Stated problem:
Beginning with the opening line of the entries, return every line through the one containing "fig.savefig('out.png', dpi=100)", both included, and nothing else. Omit pictures.

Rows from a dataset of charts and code

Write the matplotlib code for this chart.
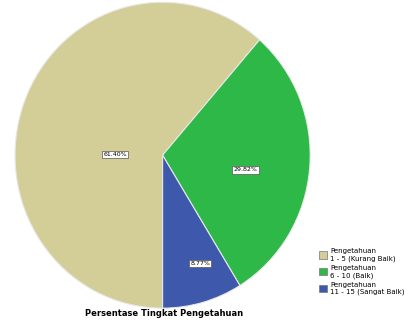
import numpy as np
import matplotlib.pyplot as plt
from matplotlib.patches import Patch

# data
kategori = ['Pengetahuan\n1 - 5 (Kurang Baik)', 'Pengetahuan\n6 - 10 (Baik)', 'Pengetahuan\n11 - 15 (Sangat Baik)']
jumlah = [35, 17, 5]
warna = ['#d3ce97', '#2eb848', '#3e58ac']
judul = 'Persentase Tingkat Pengetahuan'

fig = plt.figure(figsize=(4.06, 3.21), dpi=100)
ax = fig.add_axes([0.037, 0.04, 0.727, 0.953])

wedges, texts, autotexts = ax.pie(jumlah, colors=warna, startangle=-90, counterclock=False,
                                  autopct=lambda p: '%.2f%%' % p,
                                  wedgeprops=dict(edgecolor='#e8e8e8', linewidth=0.8),
                                  textprops=dict(fontsize=4.5))
ax.set_aspect('auto')
ax.set_xlim(-1, 1)
ax.set_ylim(-1, 1)

# geser label persen seperti spss
jarak = [0.32, 0.57, 0.75]
geser = [20, -5, 4]
for w, t, d, g in zip(wedges, autotexts, jarak, geser):
    th = np.deg2rad((w.theta1 + w.theta2) / 2 + g)
    t.set_position((d * np.cos(th), d * np.sin(th)))
    t.set_bbox(dict(facecolor='white', edgecolor='#555555', linewidth=0.5, pad=0.8))

handles = [Patch(facecolor=c, edgecolor='#777777', linewidth=0.5) for c in warna]
fig.legend(handles, kategori, loc='lower left', bbox_to_anchor=(0.77, 0.06),
           frameon=False, fontsize=5, handlelength=1.2, handleheight=1.2,
           labelspacing=0.5, handletextpad=0.4)

fig.text(0.405, 0.01, judul, ha='center', va='bottom', fontsize=6, fontweight='bold')

fig.savefig('out.png', dpi=100)
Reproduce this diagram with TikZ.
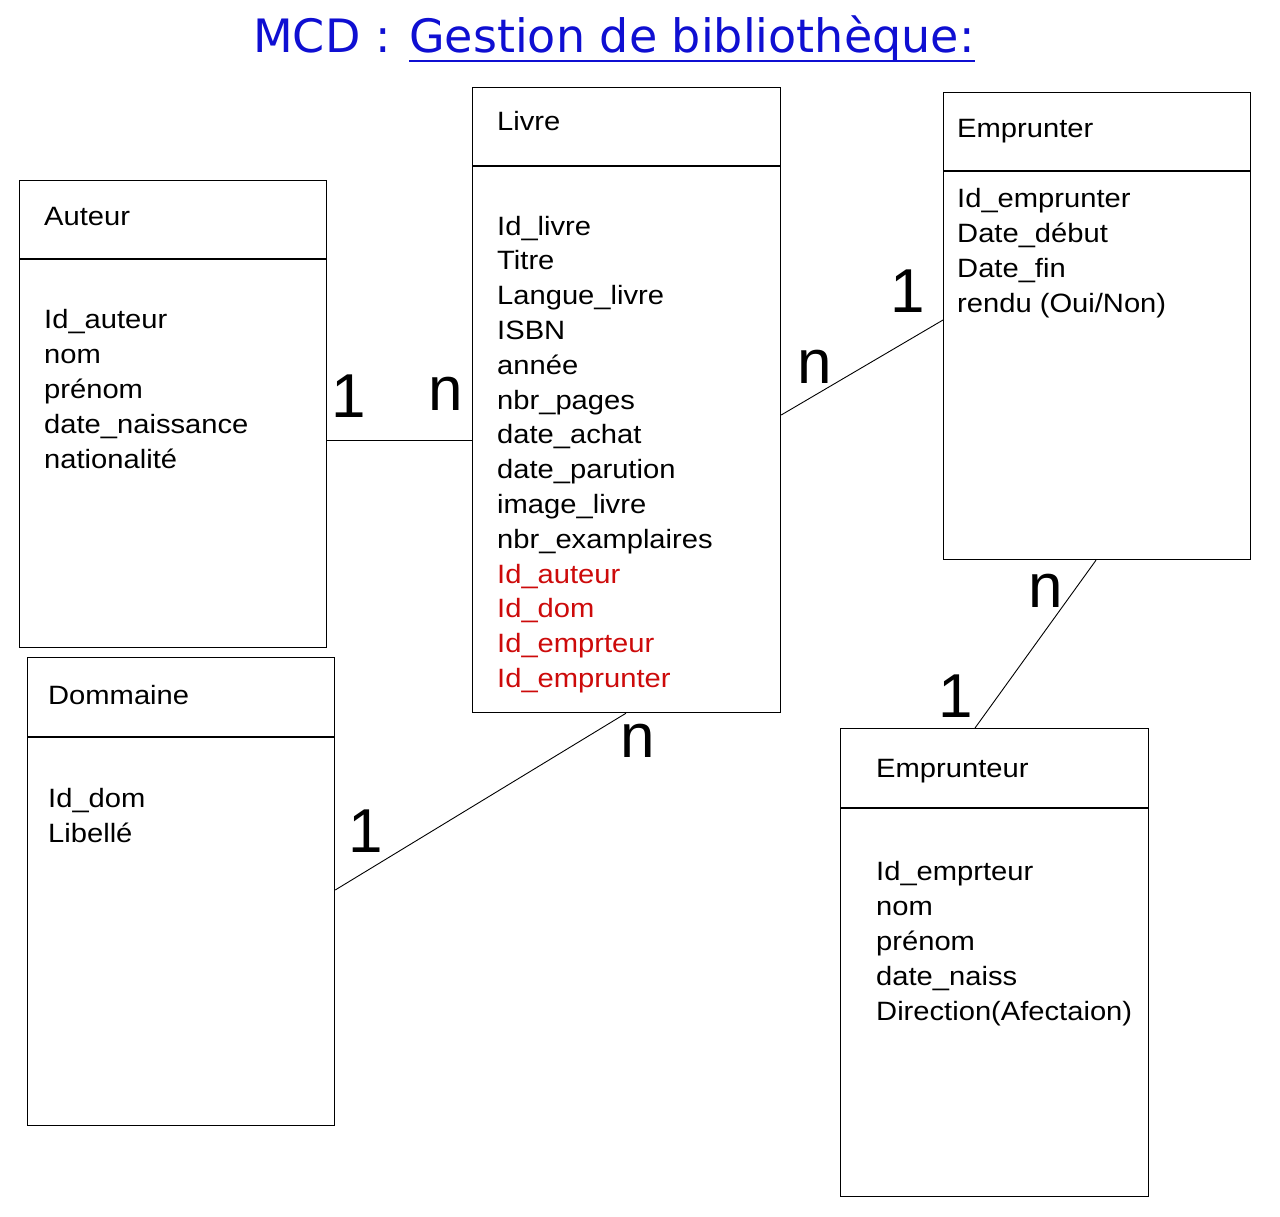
\documentclass[tikz,border=0pt]{standalone}
\usepackage{fontspec}
\newfontfamily\libsans[FakeStretch=1.1]{Liberation Sans}
\newfontfamily\libplain{Liberation Sans}
\newfontfamily\dejasans{DejaVu Sans}
\newcommand\attrfont{\libsans\fontsize{26.5}{35}\selectfont}
\newcommand\cardfont{\libplain\fontsize{62}{70}\selectfont}
\newcommand\titlefont{\dejasans\fontsize{46}{54}\selectfont}
\definecolor{titleblue}{RGB}{15,15,210}
\definecolor{fkred}{RGB}{205,10,10}
\tikzset{
  box/.style={draw, line width=1.2pt, rectangle, inner sep=0pt, anchor=north west},
  divider/.style={line width=1.1pt},
  attr/.style={anchor=base west, inner sep=0pt, font=\attrfont},
  fk/.style={attr, text=fkred},
  card/.style={anchor=base, inner sep=0pt, font=\cardfont},
  link/.style={line width=0.9pt},
  ttl/.style={anchor=base west, inner sep=0pt, font=\titlefont, text=titleblue}
}
\begin{document}
\begin{tikzpicture}[x=1pt,y=-1pt]
\fill[white] (0,0) rectangle (1280,1216);
\useasboundingbox (0,0) rectangle (1280,1216);

% title
\node[ttl] (t1) at (253,52) {MCD :};
\node[ttl] (t2) at (409,52) {Gestion de bibliothèque:};
\draw[titleblue, line width=1.2pt] (t2.base west) ++(0,9) coordinate (u1) -- (u1 -| t2.base east);

% boxes
\node[box, minimum width=307pt, minimum height=467pt] (auteur) at (19,180) {};
\node[box, minimum width=308pt, minimum height=625pt] (livre) at (472,87) {};
\node[box, minimum width=307pt, minimum height=467pt] (emprunter) at (943,92) {};
\node[box, minimum width=307pt, minimum height=468pt] (dommaine) at (27,657) {};
\node[box, minimum width=308pt, minimum height=468pt] (emprunteur) at (840,728) {};

% dividers
\draw[divider] (auteur.west |- 0,259) -- (auteur.east |- 0,259);
\draw[divider] (livre.west |- 0,166) -- (livre.east |- 0,166);
\draw[divider] (emprunter.west |- 0,171) -- (emprunter.east |- 0,171);
\draw[divider] (dommaine.west |- 0,737) -- (dommaine.east |- 0,737);
\draw[divider] (emprunteur.west |- 0,808) -- (emprunteur.east |- 0,808);

% titles of entities
\node[attr] (auteur-t) at (44,225) {Auteur};
\node[attr] (livre-t) at (497,130) {Livre};
\node[attr] (emprunter-t) at (957,137) {Emprunter};
\node[attr] (dommaine-t) at (48,704) {Dommaine};
\node[attr] (emprunteur-t) at (876,777) {Emprunteur};

% attributes
\foreach \t [count=\i from 0] in {Id\_auteur,nom,prénom,date\_naissance,nationalité}
  \node[attr] (auteur-a\i) at (44,328+35*\i) {\t};
\foreach \t [count=\i from 0] in {Id\_livre,Titre,Langue\_livre,ISBN,année,nbr\_pages,date\_achat,date\_parution,image\_livre,nbr\_examplaires}
  \node[attr] (livre-a\i) at (497,235+34.8*\i) {\t};
\foreach \t [count=\i from 10] in {Id\_auteur,Id\_dom,Id\_emprteur,Id\_emprunter}
  \node[fk] (livre-a\i) at (497,235+34.8*\i) {\t};
\foreach \t [count=\i from 0] in {Id\_emprunter,Date\_début,Date\_fin,rendu (Oui/Non)}
  \node[attr] (emprunter-a\i) at (957,207+35*\i) {\t};
\foreach \t [count=\i from 0] in {Id\_dom,Libellé}
  \node[attr] (dommaine-a\i) at (48,807+35*\i) {\t};
\foreach \t [count=\i from 0] in {Id\_emprteur,nom,prénom,date\_naiss,Direction(Afectaion)}
  \node[attr] (emprunteur-a\i) at (876,880+35*\i) {\t};

% connectors
\draw[link] (auteur.east |- 0,440) -- (livre.west |- 0,440);
\draw[link] (livre.east |- 0,415) -- (emprunter.west |- 0,320);
\draw[link] (livre.south -| 626,0) -- (dommaine.east |- 0,890);
\draw[link] (emprunter.south -| 1096,0) -- (emprunteur.north -| 975,0);

% cardinalities
\node[card] (c1) at (349,417) {1};
\node[card] (c2) at (446,410) {n};
\node[card] (c3) at (815,383) {n};
\node[card] (c4) at (908,312) {1};
\node[card] (c5) at (1046,607) {n};
\node[card] (c6) at (956,717) {1};
\node[card] (c7) at (638,757) {n};
\node[card] (c8) at (366,852) {1};
\end{tikzpicture}
\end{document}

Completed task:
Write the matplotlib code for this chart.
import numpy as np
import matplotlib.pyplot as plt
from matplotlib.patches import Patch

# data
kategori = ['Pengetahuan\n1 - 5 (Kurang Baik)', 'Pengetahuan\n6 - 10 (Baik)', 'Pengetahuan\n11 - 15 (Sangat Baik)']
jumlah = [35, 17, 5]
warna = ['#d3ce97', '#2eb848', '#3e58ac']
judul = 'Persentase Tingkat Pengetahuan'

fig = plt.figure(figsize=(4.06, 3.21), dpi=100)
ax = fig.add_axes([0.037, 0.04, 0.727, 0.953])

wedges, texts, autotexts = ax.pie(jumlah, colors=warna, startangle=-90, counterclock=False,
                                  autopct=lambda p: '%.2f%%' % p,
                                  wedgeprops=dict(edgecolor='#e8e8e8', linewidth=0.8),
                                  textprops=dict(fontsize=4.5))
ax.set_aspect('auto')
ax.set_xlim(-1, 1)
ax.set_ylim(-1, 1)

# geser label persen seperti spss
jarak = [0.32, 0.57, 0.75]
geser = [20, -5, 4]
for w, t, d, g in zip(wedges, autotexts, jarak, geser):
    th = np.deg2rad((w.theta1 + w.theta2) / 2 + g)
    t.set_position((d * np.cos(th), d * np.sin(th)))
    t.set_bbox(dict(facecolor='white', edgecolor='#555555', linewidth=0.5, pad=0.8))

handles = [Patch(facecolor=c, edgecolor='#777777', linewidth=0.5) for c in warna]
fig.legend(handles, kategori, loc='lower left', bbox_to_anchor=(0.77, 0.06),
           frameon=False, fontsize=5, handlelength=1.2, handleheight=1.2,
           labelspacing=0.5, handletextpad=0.4)

fig.text(0.405, 0.01, judul, ha='center', va='bottom', fontsize=6, fontweight='bold')

fig.savefig('out.png', dpi=100)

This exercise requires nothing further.